A major recent project where Sandell was involved, illustrating this awareness of corporate design communication, was in designing the interior for Ericsson's new offices in London.

Here he used versions of the rugs he designed for Kasthall (the leading house for Swedish designer rugs).

“Everything in the physical environment communicates something. Architecture in many ways is the business of guiding the interpretation of this communication.”

Ericsson bought an office building in London in the late 1990s to relocate a financial department and departments for the Mid-East and Africa to London. Sandell Sandberg was involved in the contract to design the interior, which included a certain amount of re-building. For example, a new atrium was added. A special company was established to carry out this contract.

Inspiration

Sandell selected two of the rugs he designed for his collection with Kasthall for this project — one of which means ‘Outer Islands’ in Swedish.

“The design was inspired by Stockholm's outer archipelago. Anyone who has flown over this in the summer time knows what a spectacular site this is — one of the largest archipelagos in the world.

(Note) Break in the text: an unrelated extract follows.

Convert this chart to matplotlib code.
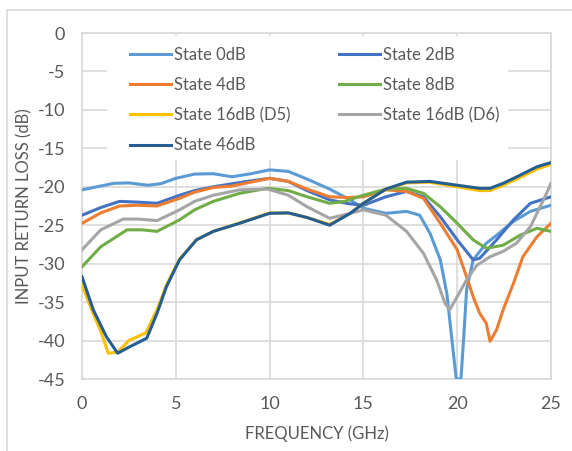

The different colors of the different islands are represented in the design of the rug, and the black dots convey the sense of seabirds flying between the islands.”

The other rug Sandell used on the Ericsson project was inspired by ice skating, says Sandell. “The lines across the rug [white on grey-black] can be seen as the tracks of ice skates across one of Sweden's frozen lakes in winter time.”

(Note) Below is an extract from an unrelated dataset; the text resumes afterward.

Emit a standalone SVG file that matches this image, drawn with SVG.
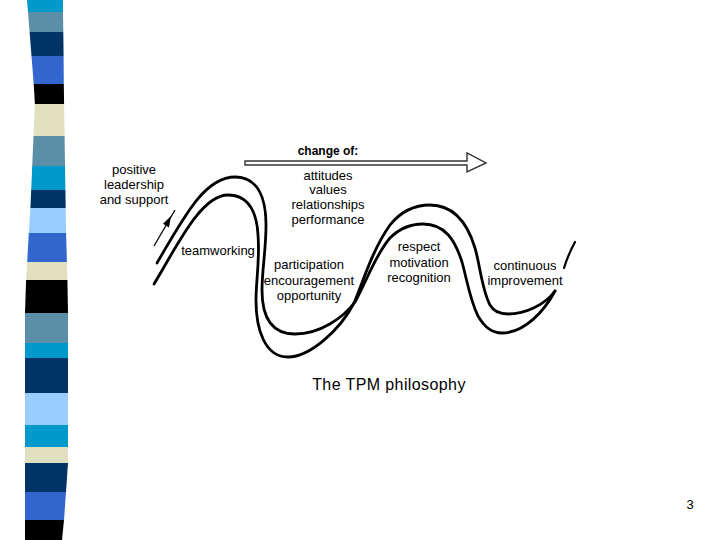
<svg xmlns="http://www.w3.org/2000/svg" width="720" height="540" viewBox="0 0 720 540">
<style>
.t{font-family:"Liberation Sans",Arial,sans-serif;font-size:13px;fill:#000;text-anchor:middle}
.c{fill:none;stroke:#000;stroke-width:2.8;stroke-linecap:round;stroke-linejoin:round}
.cy{fill:#0099cc}.st{fill:#5b8fa8}.nv{fill:#003366}.rb{fill:#3366cc}.bk{fill:#000}.be{fill:#e0e0c0}.lb{fill:#99ccff}
</style>
<rect width="720" height="540" fill="#fff"/>
<g id="stripe-bar">
<polygon class="cy" points="27,0 63,0 63,12 28,12"/>
<polygon class="st" points="28,12 63,12 63.3,32 29.6,32"/>
<polygon class="nv" points="29.6,32 63.3,32 63.6,56 31.5,56"/>
<polygon class="rb" points="31.5,56 63.6,56 63.8,84 33.7,84"/>
<polygon class="bk" points="33.7,84 63.8,84 64.1,104 34.9,104"/>
<polygon class="be" points="34.9,104 64.1,104 64.6,136 33.5,136"/>
<polygon class="st" points="33.5,136 64.6,136 65,166 32.2,166"/>
<polygon class="cy" points="32.2,166 65,166 65.4,190 31.2,190"/>
<polygon class="nv" points="31.2,190 65.4,190 65.7,208 30.4,208"/>
<polygon class="lb" points="30.4,208 65.7,208 66.1,233 28.8,233"/>
<polygon class="rb" points="28.8,233 66.1,233 66.9,262 27.2,262"/>
<polygon class="be" points="27.2,262 66.9,262 67.4,280 26.1,280"/>
<polygon class="bk" points="26.1,280 67.4,280 68,313 25,313"/>
<polygon class="st" points="25,313 68,313 68,343 25,343"/>
<polygon class="cy" points="25,343 68,343 68,358 25,358"/>
<polygon class="nv" points="25,358 68,358 68,393 25,393"/>
<polygon class="lb" points="25,393 68,393 68,425 25,425"/>
<polygon class="cy" points="25,425 68,425 68,447 25,447"/>
<polygon class="be" points="25,447 68,447 68,463 25,463"/>
<polygon class="nv" points="25,463 68,463 66,492 25,492"/>
<polygon class="rb" points="25,492 66,492 64,520 25,520"/>
<polygon class="bk" points="25,520 64,520 62,540 25,540"/>
</g>
<g id="connectors">
<path id="wave-a" class="c" d="M157,263 C185,215 205,177 235,177 C258,177 266,198 266,225 C266,250 262,270 262,290 C262,315 270,334 295,334 C320,334 343,318 355,302 C365,285 375,255 390,238 C400,228 410,224 423,224 C445,224 455,240 462,262 C467,280 470,300 478,316 C485,328 492,333 502,333 C525,333 545,310 555,291"/>
<path id="wave-b" class="c" d="M154,284 C175,250 200,195 228,195 C250,195 257,215 258,235 C260,260 256,280 256,300 C256,330 265,357 288,357 C310,357 340,330 354,303 C362,285 372,250 390,225 C402,210 415,205 430,205 C455,205 468,225 475,248 C480,265 482,290 490,305 C494,312 500,314 508,314 C525,314 545,305 555,291"/>
<path id="tail-stroke" d="M575,242 Q568,255 564,268" fill="none" stroke="#000" stroke-width="2.2" stroke-linecap="round"/>
<line id="support-arrow" x1="154" y1="246" x2="175" y2="210" stroke="#000" stroke-width="1.3"/>
<polygon points="171,216 169,227.4 163,223.8" fill="#000"/>
<polygon id="change-arrow" points="245,161 467,161 467,153 486,163 467,172 467,165 245,165" fill="#fff" stroke="#333" stroke-width="1.4" stroke-linejoin="miter"/>
</g>
<g id="node-leadership">
<text class="t" x="134" y="174">positive</text>
<text class="t" x="134" y="189">leadership</text>
<text class="t" x="134" y="204">and support</text>
</g>
<g id="node-change">
<text class="t" x="328" y="155" style="font-weight:bold;font-size:12px">change of:</text>
<text class="t" x="328" y="180">attitudes</text>
<text class="t" x="328" y="194">values</text>
<text class="t" x="328" y="209">relationships</text>
<text class="t" x="328" y="224">performance</text>
</g>
<g id="node-teamworking">
<text class="t" x="218" y="255">teamworking</text>
</g>
<g id="node-participation">
<text class="t" x="309" y="269">participation</text>
<text class="t" x="309" y="285">encouragement</text>
<text class="t" x="309" y="300">opportunity</text>
</g>
<g id="node-respect">
<text class="t" x="419" y="251">respect</text>
<text class="t" x="419" y="267">motivation</text>
<text class="t" x="419" y="282">recognition</text>
</g>
<g id="node-improvement">
<text class="t" x="525" y="270">continuous</text>
<text class="t" x="525" y="285">improvement</text>
</g>
<g id="caption">
<text class="t" x="389" y="390" style="font-size:16px;letter-spacing:0.4px">The TPM philosophy</text>
</g>
<g id="page-number">
<text class="t" x="690" y="509" style="font-size:13px">3</text>
</g>
</svg>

This particular rug, at Ericsson's London office, measures 8 metres by 5 metres (86.11 feet by 53.82 feet), and is used in a lounge just outside the board room. Sandell was given no specific brief by Ericsson about the themes or values of the design, but clearly both rugs very much represent pieces of Sweden for a very Swedish company relocating to London.

Appropriate anywhere

Another project for Sandell's rugs is in a designer hotel, the Birger Jarl, (open June 2000) in central Stockholm. The property is one of the new trend of designer hotels being opened around the world, and its market is controlled by premium pricing. The design is intended to be essentially Swedish. Sandell has decided to use the Sk⃤r design again in some of the larger guest rooms but this time in different colors — pink lines on a white background.

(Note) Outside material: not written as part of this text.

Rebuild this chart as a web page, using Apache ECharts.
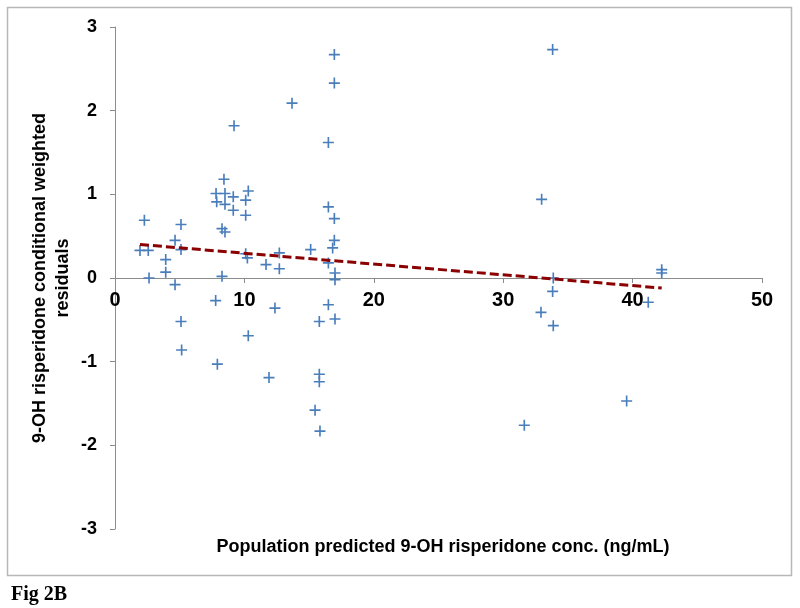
<!DOCTYPE html>
<html>
<head>
<meta charset="utf-8">
<script src="https://cdn.jsdelivr.net/npm/echarts@6/dist/echarts.min.js"></script>
<style>
  html, body { margin: 0; padding: 0; background: #fff; }
  #main { width: 800px; height: 608px; }
</style>
</head>
<body>
<div id="main"></div>
<script>
// predicted conc. (x) and conditional weighted residuals (y)
var residX = [2.27, 1.93, 2.57, 2.63, 3.92, 3.92, 4.64, 4.64, 5.10, 5.10, 5.10, 5.15,
  7.81, 8.42, 8.50, 7.86, 8.50, 9.14, 9.14, 9.20, 8.27, 8.50, 8.27, 7.78, 7.91,
  10.30, 10.10, 10.10, 10.10, 10.23, 10.30, 11.67, 11.90, 12.36, 12.70, 12.70, 13.68,
  15.12, 15.46, 15.79, 15.79, 15.79, 15.84, 16.49, 16.49, 16.49, 16.49,
  16.95, 16.95, 16.95, 16.95, 16.82, 17.00, 17.00, 17.00,
  31.63, 32.97, 32.92, 33.82, 33.87, 33.82, 33.87, 39.54, 41.21, 42.25, 42.25];
var residY = [0.69, 0.33, 0.33, 0.00, 0.22, 0.07, 0.45, -0.08, 0.64, 0.34, -0.52, -0.86,
  1.01, 1.18, 1.01, 0.91, 0.88, 0.97, 0.81, 1.82, 0.59, 0.55, 0.02, -0.27, -1.03,
  1.04, 0.93, 0.75, 0.29, 0.24, -0.69, 0.16, -1.19, -0.36, 0.30, 0.11, 2.09,
  0.34, -1.58, -0.52, -1.15, -1.24, -1.83, 1.62, 0.85, 0.18, -0.32,
  2.67, 2.33, 0.71, 0.45, 0.36, 0.06, -0.02, -0.49,
  -1.76, 0.94, -0.41, 2.73, 0.00, -0.16, -0.57, -1.47, -0.29, 0.10, 0.06];

// linear trend line (end points)
var trendX = [1.93, 42.25];
var trendY = [0.40, -0.12];

var xTitle = 'Population predicted 9-OH risperidone conc. (ng/mL)';
var yTitle = '9-OH risperidone conditional weighted\nresiduals';
var figLabel = 'Fig 2B';

var pts = [];
for (var i = 0; i < residX.length; i++) {
  pts.push([residX[i], residY[i]]);
}
var trend = [];
for (var j = 0; j < trendX.length; j++) {
  trend.push([trendX[j], trendY[j]]);
}

var font = '"Liberation Sans", Arial, sans-serif';
var axisGrey = '#8c8c8c';
var plusPath = 'path://M4.25,0h1.5v4.25h4.25v1.5h-4.25v4.25h-1.5v-4.25h-4.25v-1.5h4.25z';

// grid geometry: x axis sits on y=0, half way up the plot
var gridTop = 27, gridBottom = 79, gridH = 608 - gridTop - gridBottom;

var myChart = echarts.init(document.getElementById('main'));
var option = {
  backgroundColor: '#fff',
  animation: false,
  title: [
    {
      text: xTitle,
      left: 438, top: 533, textAlign: 'center',
      textStyle: { fontFamily: font, fontSize: 18, fontWeight: 'bold', color: '#000' }
    },
    {
      text: figLabel,
      left: 6, top: 580,
      textStyle: { fontFamily: '"Liberation Serif", "Times New Roman", serif', fontSize: 20, fontWeight: 'bold', color: '#000' }
    }
  ],
  graphic: [{
    type: 'rect',
    shape: { x: 7.5, y: 7.5, width: 784, height: 568 },
    style: { fill: 'none', stroke: '#b8b8b8', lineWidth: 1.5 },
    z: -1
  }],
  grid: { left: 115, right: 38, top: gridTop, bottom: gridBottom },
  xAxis: {
    type: 'value',
    min: 0, max: 50, interval: 10,
    offset: -gridH / 2,
    axisLine: { onZero: false, lineStyle: { color: axisGrey, width: 1 } },
    axisTick: { show: true, length: 5, lineStyle: { color: axisGrey } },
    axisLabel: { margin: 12, fontFamily: font, fontSize: 20, fontWeight: 'bold', color: '#000' },
    splitLine: { show: false }
  },
  yAxis: {
    type: 'value',
    min: -3, max: 3, interval: 1,
    name: yTitle,
    nameLocation: 'middle',
    nameRotate: 90,
    nameGap: 40,
    nameMoveOverlap: false,
    nameTextStyle: { fontFamily: font, fontSize: 18, fontWeight: 'bold', color: '#000', lineHeight: 23 },
    axisLine: { show: true, lineStyle: { color: axisGrey, width: 1 } },
    axisTick: { show: true, length: 5, lineStyle: { color: axisGrey } },
    axisLabel: { margin: 18, fontFamily: font, fontSize: 18, fontWeight: 'bold', color: '#000' },
    splitLine: { show: false }
  },
  series: [
    {
      type: 'scatter',
      data: pts,
      symbol: plusPath,
      symbolSize: 11,
      itemStyle: { color: '#4a7ebb', opacity: 1 },
      z: 2
    },
    {
      type: 'line',
      data: trend,
      showSymbol: false,
      symbol: 'none',
      lineStyle: { color: '#8b0000', width: 3, type: [9, 4] },
      z: 3
    }
  ]
};
myChart.setOption(option);
</script>
</body>
</html>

Steve Minett, PhD and Chris Taylor are Swavesey, Cambridge, UK based writers.

Sandell's story

Thomas Sandell was born in 1959, and after a formal education studied for his architect's qualifications from 1981 to 1985, at the architecture department of Stockholm's Royal Institute of Technology. After qualifying, he was employed by one of his professors — Jan Henriksson — in his architectural practice, where among other projects he worked on the new national bank building. He was also a member of the consulting group for the rebuilding of the Royal Library in Stockholm. In 1989 Sandell set up his own practice in partnership with Ulf Sandberg, whose background covers the advertising industry. The many projects Sandell Sandberg has worked on include interiors for advertising agencies, restaurants, furniture design and retail design. In 1995 the company was involved in the interior design for the new museum of modern art in Stockholm, completed in 1997. Ulf was also involved in interior design for the Swedish parliament in Stockholm. Sandell has won numerous awards for interior and furniture design as well as for more ‘conventional’ architecture. He is an assistant professor at the Stockholm Architecture School, and a teacher and guest lecturer at a number of design and art colleges in Stockholm, and one in Copenhagen, Denmark. Sandell is a board member of three design architecture organizations. Since 1996 he has been on the board of the Beckman school of design, and chairman of the Swedish Association of Architects.